Here is the complement of recommendations from the Stanford report:
- Assess your current capabilities
- Determine how social media fits with your strategy and business model
- Map your company’s KPIs and risk factors to information available through social media
- Implement a “listening” system to capture social media data and transform it into metrics
- Develop formal policies and guidelines for employees, executives, and directors
- Consider the legal and behavioral ramifications
Rebecca Lieb and Jeremiah Owyang of Altimeter released a report a few months back entitled “The Converged Media Imperative” which looks at social media from a more holistic perspective. Rather than considering social media a la carte, they explore paid, owned and earned media, looking at where and how those types of media converge. Compared to the Stanford recommendations, this seems like a much more complete way to understand how social media fits into a marketing plan. It’s important to understand what would justify channeling dollars from traditional media to an earned media channel, rather than how a standalone social channel could benefit an organization.

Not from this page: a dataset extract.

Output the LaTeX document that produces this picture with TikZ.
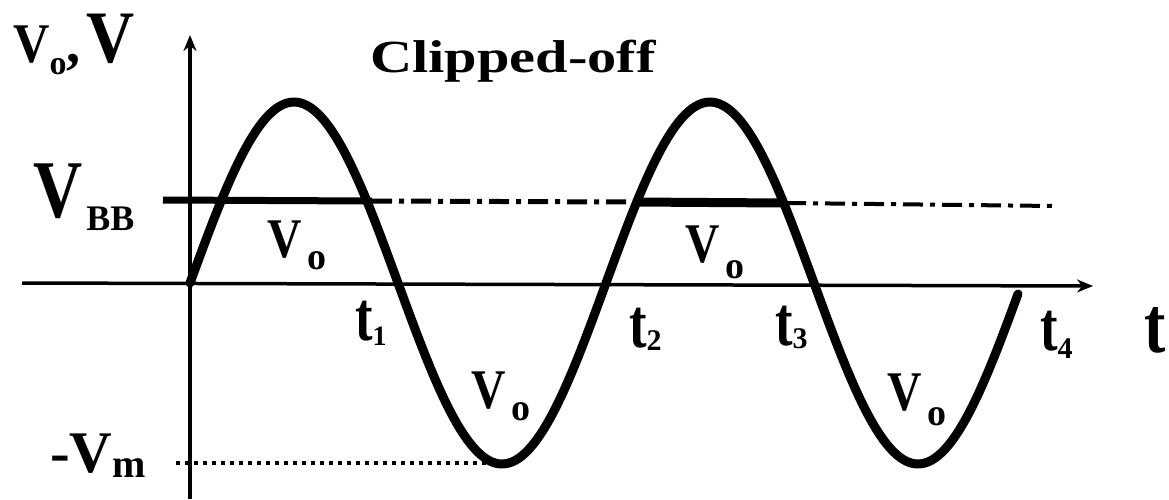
\documentclass[tikz,border=0pt]{standalone}
\usepackage{fontspec}
\usepackage{graphicx}
\setmainfont{Liberation Serif}
\usetikzlibrary{arrows.meta}
\newcommand{\sz}[1]{\fontsize{#1}{#1}\selectfont}
\newcommand{\lowsub}[3]{\raisebox{-#1pt}{\sz{#2}#3}}
\begin{document}
\begin{tikzpicture}[x=1pt,y=-1pt,
  lbl/.style={inner sep=0pt, anchor=base west, font=\bfseries},
  axisline/.style={line width=3.5pt, -{Stealth[length=16pt,width=13pt]}},
  wave/.style={line width=9pt, line join=round, line cap=round},
  clipline/.style={line width=7pt},
  dashdotline/.style={line width=5pt, dash pattern=on 20pt off 7pt on 5pt off 7pt},
  dotline/.style={line width=4.5pt, dash pattern=on 4pt off 5pt}
]
\useasboundingbox (0,0) rectangle (1169,499);
% axes
\coordinate (yb) at (190,499);
\coordinate (yt) at (190,35);
\coordinate (xl) at (22,283);
\coordinate (xr) at (1093,286);
\draw[axisline] (yb) -- (yt);
\draw[axisline] (xl) -- (xr);
% V_BB line
\coordinate (b0) at (163,200);
\coordinate (b1) at (372,201);
\coordinate (b2) at (634,202);
\coordinate (b3) at (786,203);
\coordinate (b4) at (1055,206);
\draw[clipline] (b0) -- (b1);
\draw[dashdotline] (b1) -- (b2);
\draw[line width=9pt] (b2) -- (b3);
\draw[dashdotline, line width=4pt] (b3) -- (b4);
% -V_m dotted line
\coordinate (m0) at (176,463);
\coordinate (m1) at (495,463);
\draw[dotline] (m0) -- (m1);
% waveform
\draw[wave] plot[domain=190:1018, samples=240] (\x, {283-181*sin((\x-190)*0.865385)});
% labels
\node[lbl] (vaxis) at (13,62) {\scalebox{0.9}[1]{\sz{56}V}\lowsub{12}{34}{o}\sz{56},\hspace{6pt}\scalebox{0.9}[1]{\sz{74}V}};
\node[lbl] (clipoff) at (370,72) {\scalebox{1.27}[1]{\sz{46}Clipped-off}};
\node[lbl] (vbb) at (33,217) {\scalebox{0.83}[1]{\sz{82}V}\hspace{4pt}\lowsub{13}{36}{BB}};
\node[lbl] (vo1) at (267,257) {\scalebox{0.85}[1]{\sz{56}V}\hspace{6pt}\lowsub{12}{38}{o}};
\node[lbl] (vo2) at (471,408) {\scalebox{0.85}[1]{\sz{56}V}\hspace{6pt}\lowsub{12}{38}{o}};
\node[lbl] (vo3) at (685,262) {\scalebox{0.85}[1]{\sz{56}V}\hspace{6pt}\lowsub{16}{38}{o}};
\node[lbl] (vo4) at (887,410) {\scalebox{0.85}[1]{\sz{56}V}\hspace{6pt}\lowsub{15}{38}{o}};
\node[lbl] (t1) at (355,340) {\scalebox{0.75}[1]{\sz{70}t}\lowsub{5}{28}{1}};
\node[lbl] (t2) at (629,347) {\scalebox{0.75}[1]{\sz{70}t}\lowsub{3}{30}{2}};
\node[lbl] (t3) at (775,345) {\scalebox{0.75}[1]{\sz{70}t}\lowsub{3}{30}{3}};
\node[lbl] (t4) at (1040,350) {\scalebox{0.75}[1]{\sz{70}t}\lowsub{8}{30}{4}};
\node[lbl] (tax) at (1144,352) {\scalebox{0.8}[1]{\sz{80}t}};
\node[lbl] (vm) at (50,472) {\sz{59}-V\lowsub{5}{40}{m}};
\end{tikzpicture}
\end{document}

A recent article in the Wall Street Journal entitled, “Your employee is an online celebrity, now what do you do” may also show how these recommendations could be misguided. Much like the Stanford recommendations, this article takes a very disciplinary view of employee social behavior suggesting that employers place limits on time that employees are able to network. Both completely miss the point that at least 40% of workers use social networking sites from work – with Gen Y and Z anticipated to be much higher. Given the familiarity of most employees with social media, I think it’s rather foolish to try and limit how and when they can participate on social channels. In a recent podcast, Mark Horstman and Mike Auzenne of Manager Tools suggested the much more pragmatic option to hold people accountable to their work commitments instead of focusing on their social media usage.
In other words, I don’t think any company seriously considering an increase in social resource allocation should follow such a generic recipe to assess and plan it.
One of the great questions in this study was whose social presence was most admired. I think this is worthwhile in that it is quite accurate. These executives may not understand social media in its totality (who does?), but they do a heck of a good job benchmarking themselves against businesses who are innovative and successful in the social space.
Burberry Group plc
Cisco Systems, Inc.
The Clorox Company
The Coca-Cola Company
Dominos Pizza, Inc.
Ford Motor Company
Starbucks Coffee Company
Target Brands, Inc.
The biggest takeaway is that social media is by and large a decentralized function in large companies. Most executives probably have a good sense of the power of social media even if they aren’t personally familiar with the tools involved. And any company’s aptitude with social media channels is probably not best measured by its executives.
What do you think? Is this study representative of how most executives understand social media? Is it incumbent for marketers to develop social media KPIs for their C-level executives? Do Stanford’s recommendations make sense for most businesses? Is there any relevance in this study for smaller businesses?